在远离白令陆桥的地方,人们憧憬繁华、机械化的未来,海象只是其中微不足道的一小部分——它们是动力织机上的风扇皮带,是工厂齿轮用的润滑油,或是从旧金山到纽约的火车上的行李箱,又或是台球杆的皮头。消费者在海象牙纽扣中看不到死亡,不知道曾经活生生的海象让海底世界丰富多彩,也不知道海象还可能因为保护自己的孩子而死。这些纽扣不过是物质丰裕的另一个标志,人们可以随心所欲地购置稀罕物。

在白令陆桥,海水退潮后,露出光秃秃的海岸线。市场的掠夺使鲸鱼提供给当地人的能量很不稳定,现在海象也是如此,任何天气变化或是动物迁徙都会让沿海的白令居民陷入动荡。工业现代性在白令陆桥的首次体验是一场深深的伤感。

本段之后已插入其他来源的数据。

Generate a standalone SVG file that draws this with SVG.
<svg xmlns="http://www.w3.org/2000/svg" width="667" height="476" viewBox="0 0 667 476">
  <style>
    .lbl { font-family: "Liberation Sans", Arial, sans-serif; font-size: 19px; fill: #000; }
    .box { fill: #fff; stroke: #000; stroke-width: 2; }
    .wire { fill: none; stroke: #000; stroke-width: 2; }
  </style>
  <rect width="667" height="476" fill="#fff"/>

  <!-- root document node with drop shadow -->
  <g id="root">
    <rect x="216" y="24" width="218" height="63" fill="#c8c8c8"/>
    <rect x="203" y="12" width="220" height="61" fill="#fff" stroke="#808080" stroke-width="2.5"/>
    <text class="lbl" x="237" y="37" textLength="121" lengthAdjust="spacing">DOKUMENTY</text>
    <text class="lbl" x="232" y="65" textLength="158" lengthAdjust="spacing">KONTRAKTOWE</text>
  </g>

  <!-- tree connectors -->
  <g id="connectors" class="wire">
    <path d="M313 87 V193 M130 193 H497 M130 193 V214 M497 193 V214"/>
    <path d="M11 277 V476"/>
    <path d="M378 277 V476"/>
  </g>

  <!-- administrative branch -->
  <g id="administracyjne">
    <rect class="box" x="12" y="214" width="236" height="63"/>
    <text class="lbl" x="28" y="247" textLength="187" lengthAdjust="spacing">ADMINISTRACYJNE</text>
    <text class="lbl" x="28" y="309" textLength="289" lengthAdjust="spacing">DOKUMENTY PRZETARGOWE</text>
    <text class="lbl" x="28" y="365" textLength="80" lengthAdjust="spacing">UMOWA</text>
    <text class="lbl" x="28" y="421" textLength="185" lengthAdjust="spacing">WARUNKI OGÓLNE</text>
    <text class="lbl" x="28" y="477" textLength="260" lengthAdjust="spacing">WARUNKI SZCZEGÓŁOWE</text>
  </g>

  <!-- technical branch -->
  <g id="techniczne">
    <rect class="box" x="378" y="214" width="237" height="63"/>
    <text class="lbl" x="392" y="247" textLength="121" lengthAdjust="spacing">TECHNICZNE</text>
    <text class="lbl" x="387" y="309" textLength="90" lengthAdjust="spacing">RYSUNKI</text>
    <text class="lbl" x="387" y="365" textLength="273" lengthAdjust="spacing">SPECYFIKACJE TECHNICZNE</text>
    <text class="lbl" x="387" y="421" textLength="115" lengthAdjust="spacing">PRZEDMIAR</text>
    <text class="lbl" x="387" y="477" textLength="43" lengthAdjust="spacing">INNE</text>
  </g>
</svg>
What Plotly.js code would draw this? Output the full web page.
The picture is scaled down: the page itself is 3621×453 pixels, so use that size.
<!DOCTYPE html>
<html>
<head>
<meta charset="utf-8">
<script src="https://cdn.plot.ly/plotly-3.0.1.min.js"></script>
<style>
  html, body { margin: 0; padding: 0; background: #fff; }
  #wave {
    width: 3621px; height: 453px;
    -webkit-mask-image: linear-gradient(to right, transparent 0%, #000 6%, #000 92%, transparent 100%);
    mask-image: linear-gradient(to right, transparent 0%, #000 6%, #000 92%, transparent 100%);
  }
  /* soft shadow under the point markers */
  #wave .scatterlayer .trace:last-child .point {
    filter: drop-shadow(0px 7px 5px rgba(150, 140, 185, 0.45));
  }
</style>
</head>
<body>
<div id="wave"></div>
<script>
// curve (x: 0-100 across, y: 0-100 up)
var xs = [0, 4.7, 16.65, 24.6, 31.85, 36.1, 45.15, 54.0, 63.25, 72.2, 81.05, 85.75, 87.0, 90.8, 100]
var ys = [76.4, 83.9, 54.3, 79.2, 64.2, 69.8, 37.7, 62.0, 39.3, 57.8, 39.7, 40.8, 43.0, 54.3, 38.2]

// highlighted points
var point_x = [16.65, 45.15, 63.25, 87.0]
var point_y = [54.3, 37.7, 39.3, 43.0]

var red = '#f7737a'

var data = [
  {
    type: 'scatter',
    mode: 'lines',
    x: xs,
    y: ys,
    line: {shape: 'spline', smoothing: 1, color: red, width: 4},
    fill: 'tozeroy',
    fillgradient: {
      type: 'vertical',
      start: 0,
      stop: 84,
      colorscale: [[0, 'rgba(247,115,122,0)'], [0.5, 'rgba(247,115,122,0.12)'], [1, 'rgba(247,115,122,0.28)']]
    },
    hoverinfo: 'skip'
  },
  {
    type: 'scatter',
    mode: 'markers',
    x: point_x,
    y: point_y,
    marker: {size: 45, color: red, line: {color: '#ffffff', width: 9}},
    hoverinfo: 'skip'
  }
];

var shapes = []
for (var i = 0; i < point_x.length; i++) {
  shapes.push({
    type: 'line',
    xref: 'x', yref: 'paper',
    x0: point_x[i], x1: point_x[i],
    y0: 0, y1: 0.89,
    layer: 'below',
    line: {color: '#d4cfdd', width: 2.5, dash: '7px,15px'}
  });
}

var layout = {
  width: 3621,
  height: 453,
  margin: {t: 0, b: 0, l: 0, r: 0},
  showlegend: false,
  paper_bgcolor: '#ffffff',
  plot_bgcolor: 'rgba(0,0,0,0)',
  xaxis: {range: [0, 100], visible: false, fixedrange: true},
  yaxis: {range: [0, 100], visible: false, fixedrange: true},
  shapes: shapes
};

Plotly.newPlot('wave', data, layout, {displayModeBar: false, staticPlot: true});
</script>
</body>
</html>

各地都有自己独特的故事,在悲剧的酿成中,当地的气候、空荡荡的海底和居民都起了作用。1878年的冬天温暖如春,斯乌卡克海岸的海水没有结冰。詹姆斯·阿宁加尤在20世纪40年代时说:“当时年景不好,大家都没什么肉吃,家家户户的日子都不好过。”第二年温度低,冰层厚,海象无法游到海岛旁的海面上。经历两年饥荒之后,痢疾暴发了。斯乌卡克共有一千五百名村民,饿死的、病死的或遭受双重苦难的,加起来有一千多人。1879年夏天,在库库莱克村,捕鲸者上岸后发现有村民死在家中的床上,还有人是在去村里的墓地途中倒下的。

斯乌卡克不是唯一暴发饥荒的村庄。1890年,在乌吉乌瓦克岛,有两百多人依赖海象生存,但因纽皮亚特的猎人只捕杀到两头海象。人们只能吃自己的狗,吃船盖,吃靴底,但仍有三分之二的人没能活过冬天。西格内米特部落存活下来的人不多,所以他们放弃了楚科奇海岸的三个村庄。靠海象为生的村庄和捕鲸村的命运一样,难逃一劫。四十年前,罗伊斯船长驶过白令海峡,在市场上卖出第一头弓头鲸,四十年后,白令陆桥的沿海居民减少了一半还多。

弗雷德里克·A.巴克是一名船长,当他的船在乌维伦失事后,他被当地人救起,他写道:“这一场对海象的灭绝之战必定会以当地人的灭绝而告终。”他发誓再也不捕杀海象。埃比尼泽·奈伊把海象比作渡渡鸟,他写道:“我再需要钱也没有到要猎杀海象的地步。”新贝德福德和夏威夷的报纸满是呼吁人们停止猎杀海象的报道。但到了20世纪,捕鲸船要冒着辛苦好几年最后返航时每人就赚一美元的风险出海。人们在道德上的关怀败给了对金钱的渴求。